Australia spends only $140 per person a year on prevention and the money cannot be accounted for
Australia spends less than $140 per person per year on preventive health – three times less than several comparable countries – and fails to track how the money is spent or its cost-effectiveness
Australia spends less than $140 per person per year on preventive health – three times less than several comparable countries – and fails to track how the money is spent or its cost-effectiveness.
That’s the conclusion of a new paper which for the first time quantifies and attempts to track the flow of public health spending on prevention in Australia.
The analysis, led by La Trobe University emeritus professor Alan Shiell, found that the funding of public health in Australia was “inadequate, siloed, sporadic, short-term and piecemeal”.
The spending on prevention by governments amounts to less than 2 per cent of the health budget, the paper, published in the Australian and New Zealand Journal of Public Health, found.
The funds allocated per person to preventive health were likely to be inflated by Covid-19 spending, the authors found, with pre-pandemic spending on public health hovering at about $100 per year. Spending on prevention in the UK is about 4 per cent of that country’s health budget and in Canada it’s almost 6 per cent.

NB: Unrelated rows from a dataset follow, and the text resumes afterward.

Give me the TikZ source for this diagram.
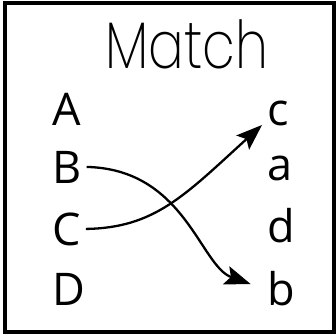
\documentclass[tikz,border=0pt]{standalone}
\usepackage{fontspec}
\setmainfont{Open Sans}
\newfontfamily\titlefont{Poppins ExtraLight}[FakeStretch=0.8]
\usetikzlibrary{arrows.meta}

\tikzset{
  letter/.style={anchor=base west,inner ysep=0pt,inner xsep=5pt,font=\fontsize{45}{45}\selectfont},
  matcharrow/.style={line width=2.3pt,-{Stealth[length=26pt,width=19pt,inset=5pt]}}
}

\begin{document}
\begin{tikzpicture}[x=1pt,y=-1pt]
  \useasboundingbox (0,0) rectangle (336,334);
  \draw[line width=4pt] (4.5,3.5) rectangle (334,331.5);
  \node[anchor=base,inner sep=0pt,font=\titlefont\fontsize{66}{66}\selectfont] (title) at (187,68) {Match};
  % left column
  \node[letter] (A) at (47,125) {A};
  \node[letter] (B) at (47,183) {B};
  \node[letter] (C) at (47,245) {C};
  \node[letter] (D) at (47,305) {D};
  % right column
  \node[letter] (c) at (262,125) {c};
  \node[letter] (a) at (262,180) {a};
  \node[letter] (d) at (262,242) {d};
  \node[letter] (b) at (262,305) {b};
  % answers
  \draw[matcharrow,shorten >=12pt] (B.east) .. controls (185,169) and (200,266) .. (b.west);
  \draw[matcharrow] (C.east) .. controls (155,228) and (185,195) .. (c.base west);
\end{tikzpicture}
\end{document}
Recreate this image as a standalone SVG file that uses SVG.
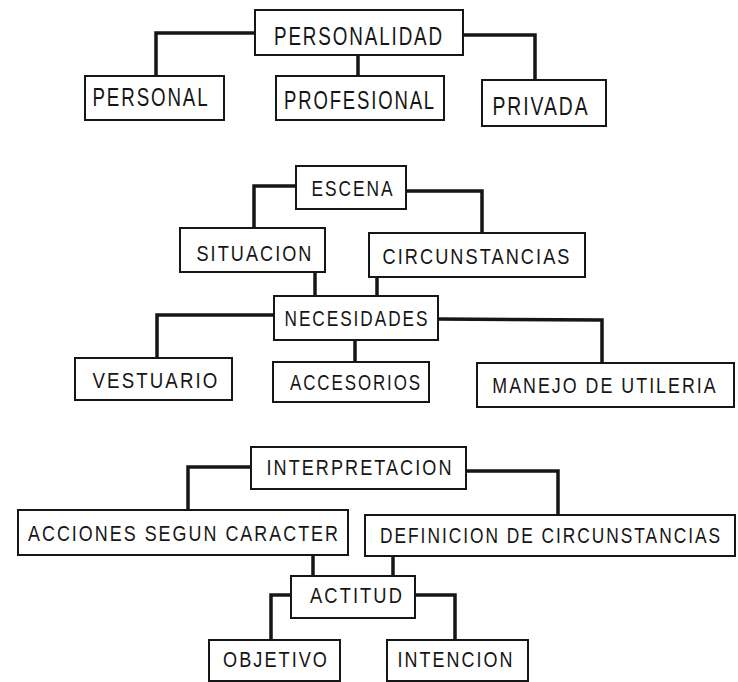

There is no formal mechanism for tying the money that currently is spent on prevention to any evaluation of cost-effectiveness, as occurs with evaluation of new medicines or other medical treatments, Professor Shiell said.
“We cannot say … with any degree of certainty, how much is spent on what sorts of public health activity, what mechanisms are used to get the funds into the hands of the service providers, whether those mechanisms are fit for purpose or could be improved upon, or what percentage of the population has access to preventive programs of proven cost-effectiveness,” Professor Shiell says in the paper.
There are significant differences between the amounts each state spends on preventive health. While Western Australia has set a target to spend 5 per cent of its health budget on prevention by 2029, other states, in particular Victoria, are winding back public health spending despite challenges as the population ages, chronic disease rates increase, and health systems buckle.
There is no annual reporting of spending on preventive health in Australia, and no major national report has reported on funding on public health for over a decade. That is an unacceptable situation, said the CEO of the Public Health Association of Australia, Terry Slevin. “You can’t manage it if you can’t measure it,” he said. “Every jurisdiction in Australia and nationally should be keeping score on this metric. The data is there. It’s just simply not aggregated and published. And it should be. It’s a fundamental piece of health information that goes to the heart of public decision making and policy making.
“This should be one of the fundamental pieces of planning infrastructure for dealing with our health system and making informed and intelligent decisions.”
Funding for public health is spent by both commonwealth and state governments who generally allocate the funds at a local level. Much of the money ultimately comes from GST collected by the commonwealth and then distributed state-by-state. Funding on prevention also flows through the National Health Reform Agreement and via national partnership agreements on health.
Mr Slevin said mechanisms to systemically measure and publish details of public health spending could be relatively simply implemented and would increase accountability for results amid a situation in which Australia’s acute care system was being overwhelmed and elective surgery wait lists at public hospitals are at all-time highs.
“Ultimately it’s a fool’s paradise to continue to chase the perception of having a world-class health system to fix the ills of the citizenry while ignoring the drivers that are sending people to acute care system,” he said. “It goes back to the simple proposition, if governments at state level or national level decide this is an important thing, with relative ease, they can put in place the investment in the long-term measures that take bravery and wisdom from our policy decision makers, and our politicians.
“It is an absolute policy no-brainer as long as you’re prepared to shake off the restrictions of a short political cycle.”
The authors of the La Trobe paper are calling for greater transparency in the reporting of spending via annual reporting on preventive health and the establishment of a mechanism for tying the funding of health promoting interventions to evaluations of their cost-effectiveness.
“We’ve got a formal body for drugs spending and medical technologies. What there isn’t is an equivalent for prevention in communities,” Professor Sheill said.